At the Oct. 8 press conference, Susan Koret claimed her late husband “wanted to use his money to help the poor. That is not happening. I want to return the Koret Foundation to its original mission.”
Her plan included expanding the board to more than the current eight members and attempting to diversify its ethnic composition.
In June, she nominated Willie Brown, the former California Assembly speaker and ex–San Francisco mayor, for the Koret presidency. According to the lawsuit, Brown was willing to accept the post, calling it in a July 2014 letter “a great honor.” But no one on the board would second the nomination.
This is not the first time Susan Koret has sued Taube and/or the foundation board. The first lawsuit, settled in 1986, obligated independent legal counsel for the foundation and an increased board of directors to “make it more difficult for an individual director or a handful of them to control the board,” as quoted in Susan Koret’s current suit.
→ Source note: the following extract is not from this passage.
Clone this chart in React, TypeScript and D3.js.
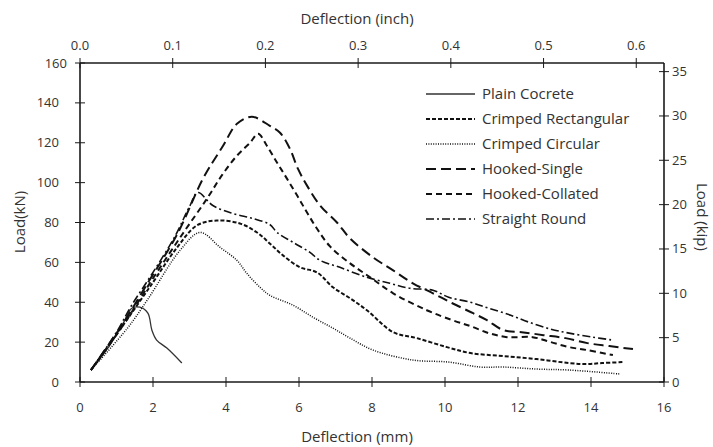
import React from "react";
import * as d3 from "d3";

// Load–deflection curves, deflection in mm, load in kN
const plainX = [0.3, 0.8, 1.2, 1.42, 1.64, 1.86, 1.97, 2.1, 2.38, 2.79];
const plainY = [6, 18, 30, 37, 37.5, 34.5, 26, 21, 17, 9.5];

const crimpRectX = [0.3, 1.2, 2.0, 2.6, 3.2, 3.75, 4.38, 4.85, 5.2, 5.56, 6.03, 6.49, 6.93, 7.4, 7.86, 8.58, 9.23, 10.05, 10.7, 11.6, 12.5, 13.4, 13.9, 14.3, 14.9];
const crimpRectY = [6, 29, 50, 66, 78.5, 81, 79.5, 75, 69.5, 63.5, 57.5, 55, 47.5, 42, 36, 25, 22, 17.5, 14.5, 13, 11.5, 9.5, 9, 9.5, 10];

const crimpCircX = [0.3, 1.3, 1.84, 2.74, 3.29, 3.84, 4.3, 4.57, 4.93, 5.2, 5.84, 6.38, 6.93, 7.4, 8.03, 9.12, 10.1, 10.96, 11.6, 12.5, 13.4, 14.8];
const crimpCircY = [6, 27, 41, 66, 75, 67.5, 61, 54.5, 47.5, 43.5, 38.5, 32.5, 27, 22, 16, 11, 10, 7.5, 7.5, 6.5, 6, 4];

const hookSingleX = [0.3, 1.2, 1.8, 2.66, 3.37, 3.92, 4.3, 4.71, 5.2, 5.48, 5.75, 5.97, 6.22, 6.58, 7.04, 7.4, 8.03, 8.58, 9.12, 9.67, 10.2, 10.77, 11.15, 11.6, 12.1, 12.7, 13.3, 13.9, 14.5, 15.15];
const hookSingleY = [6, 30, 48, 74, 102, 118.5, 129.5, 133, 128.5, 125, 117, 107, 98.5, 88.5, 80, 72, 62.5, 56, 49.5, 44.5, 39.5, 34.5, 31, 26, 25, 23.5, 22, 19.5, 18, 16.5];

const hookCollX = [0.3, 1.2, 2.0, 2.8, 3.48, 3.9, 4.3, 4.66, 4.88, 5.12, 5.4, 5.67, 5.95, 6.22, 6.49, 6.85, 7.4, 7.95, 8.58, 9.5, 10.2, 10.7, 11.2, 11.7, 12.4, 12.9, 13.4, 13.9, 14.6];
const hookCollY = [6, 29, 52, 74, 92, 104, 113.5, 120, 124.5, 118.5, 110, 102, 93.5, 85, 77, 68, 59.5, 52.5, 44.5, 36, 31, 28, 24.5, 22.5, 22.5, 20, 17.5, 16, 13.5];

const straightX = [0.3, 1.0, 1.4, 2.0, 2.6, 3.0, 3.23, 3.64, 4.19, 4.74, 5.2, 5.4, 5.84, 6.3, 6.58, 7.12, 7.86, 8.49, 9.04, 9.67, 10.1, 10.7, 11.2, 11.8, 12.3, 12.9, 13.4, 14.05, 14.6];
const straightY = [6, 25, 38, 55, 73, 88, 95, 88.5, 84.5, 82, 79, 75, 70, 65, 61, 57.5, 52.5, 49.5, 47, 46, 42.5, 40, 37, 33.5, 30, 26.5, 24.5, 22.5, 21];

const seriesNames = ["Plain Cocrete", "Crimped Rectangular", "Crimped Circular", "Hooked-Single", "Hooked-Collated", "Straight Round"];
const seriesXs = [plainX, crimpRectX, crimpCircX, hookSingleX, hookCollX, straightX];
const seriesYs = [plainY, crimpRectY, crimpCircY, hookSingleY, hookCollY, straightY];

const mmTicks = [0, 2, 4, 6, 8, 10, 12, 14, 16];
const inchTicks = [0, 0.1, 0.2, 0.3, 0.4, 0.5, 0.6];
const kNTicks = [0, 20, 40, 60, 80, 100, 120, 140, 160];
const kipTicks = [0, 5, 10, 15, 20, 25, 30, 35];

const MM_PER_INCH = 25.4;
const KN_PER_KIP = 4.448;

const styles = [
  { dash: "none", width: 1.3 },
  { dash: "4,2", width: 2 },
  { dash: "1,1.4", width: 1.5 },
  { dash: "10,5", width: 2 },
  { dash: "6,4", width: 2 },
  { dash: "8,3,2,3", width: 1.6 },
];

export default function App() {
  const W = 713, H = 447;
  const left = 80, right = 664, top = 63, bottom = 382;
  const x = d3.scaleLinear().domain([0, 16]).range([left, right]);
  const xIn = d3.scaleLinear().domain([0, 16 / MM_PER_INCH]).range([left, right]);
  const y = d3.scaleLinear().domain([0, 160]).range([bottom, top]);
  const yKip = d3.scaleLinear().domain([0, 160 / KN_PER_KIP]).range([bottom, top]);

  const line = d3
    .line<[number, number]>()
    .x((d) => x(d[0]))
    .y((d) => y(d[1]))
    .curve(d3.curveCatmullRom.alpha(0.5));

  const axisColor = "#1a1a1a";
  const textColor = "#333";
  const font = "'Open Sans', sans-serif";
  const tl = 5;

  return (
    <div style={{ position: "fixed", left: 0, top: 0 }}>
      <svg width={W} height={H} style={{ display: "block", background: "#fff" }} fontFamily={font}>
        {/* frame axes */}
        <g stroke={axisColor} strokeWidth={1.6} fill="none">
          <line x1={left} x2={right} y1={bottom} y2={bottom} />
          <line x1={left} x2={right} y1={top} y2={top} />
          <line x1={left} x2={left} y1={top} y2={bottom} />
          <line x1={right} x2={right} y1={top} y2={bottom} />
        </g>
        <g stroke={axisColor} strokeWidth={1}>
          {mmTicks.map((t) => (
            <line key={"bx" + t} x1={x(t)} x2={x(t)} y1={bottom - tl} y2={bottom + tl} />
          ))}
          {inchTicks.map((t) => (
            <line key={"tx" + t} x1={xIn(t)} x2={xIn(t)} y1={top - tl} y2={top + tl} />
          ))}
          {kNTicks.map((t) => (
            <line key={"ly" + t} x1={left - tl} x2={left + tl} y1={y(t)} y2={y(t)} />
          ))}
          {kipTicks.map((t) => (
            <line key={"ry" + t} x1={right - tl} x2={right + tl} y1={yKip(t)} y2={yKip(t)} />
          ))}
        </g>
        <g fill={textColor} fontSize={13}>
          {mmTicks.map((t) => (
            <text key={"bl" + t} x={x(t)} y={bottom + 30} textAnchor="middle">{t}</text>
          ))}
          {inchTicks.map((t) => (
            <text key={"tl" + t} x={xIn(t)} y={top - 13} textAnchor="middle">{t.toFixed(1)}</text>
          ))}
          {kNTicks.map((t) => (
            <text key={"ll" + t} x={t === 160 ? left - 13 : left - 21} y={y(t) + 4.5} textAnchor="end">{t}</text>
          ))}
          {kipTicks.map((t) => (
            <text key={"rl" + t} x={right + 8} y={yKip(t) + 4.5} textAnchor="start">{t}</text>
          ))}
        </g>
        <g fill={textColor} fontSize={15}>
          <text x={357} y={442} textAnchor="middle">Deflection (mm)</text>
          <text x={357} y={24} textAnchor="middle">Deflection (inch)</text>
          <text transform={`translate(25,222) rotate(-90)`} textAnchor="middle">Load(kN)</text>
          <text transform={`translate(697,217) rotate(90)`} textAnchor="middle">Load (kip)</text>
        </g>
        {/* curves */}
        <g fill="none">
          {seriesNames.map((name, i) => (
            <path
              key={name}
              d={line(seriesXs[i].map((v, j) => [v, seriesYs[i][j]] as [number, number])) || ""}
              strokeDasharray={styles[i].dash}
              strokeWidth={styles[i].width}
              stroke={i === 0 ? "#333" : "#111"}
            />
          ))}
        </g>
        {/* legend */}
        <g>
          {seriesNames.map((name, i) => {
            const ly = 94 + i * 25;
            return (
              <g key={"lg" + name}>
                <line x1={426} x2={475} y1={ly} y2={ly} stroke={i === 0 ? "#333" : "#111"} strokeWidth={styles[i].width} strokeDasharray={styles[i].dash} />
                <text x={482} y={ly + 5} fill={textColor} fontSize={15}>{name}</text>
              </g>
            );
          })}
        </g>
      </svg>
    </div>
  );
}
In the months leading up to this week’s filing, Friedman said negotiations between the parties were ongoing. “We were hopeful we’d be able to solve the issues she [Koret] had through conversations and mediation,” Friedman said. “We were very dismayed that she decided, instead of continuing, to file a lawsuit.”
Friedman added that her 10 years on the board have been a “very positive experience” with minimal acrimony.
“Only recently has Mrs. Koret decided to move in a different direction,” Friedman said, “and her behavior has really changed.” Ballard said her behavior has become “increasingly confused and erratic” and that “she has brought discord.”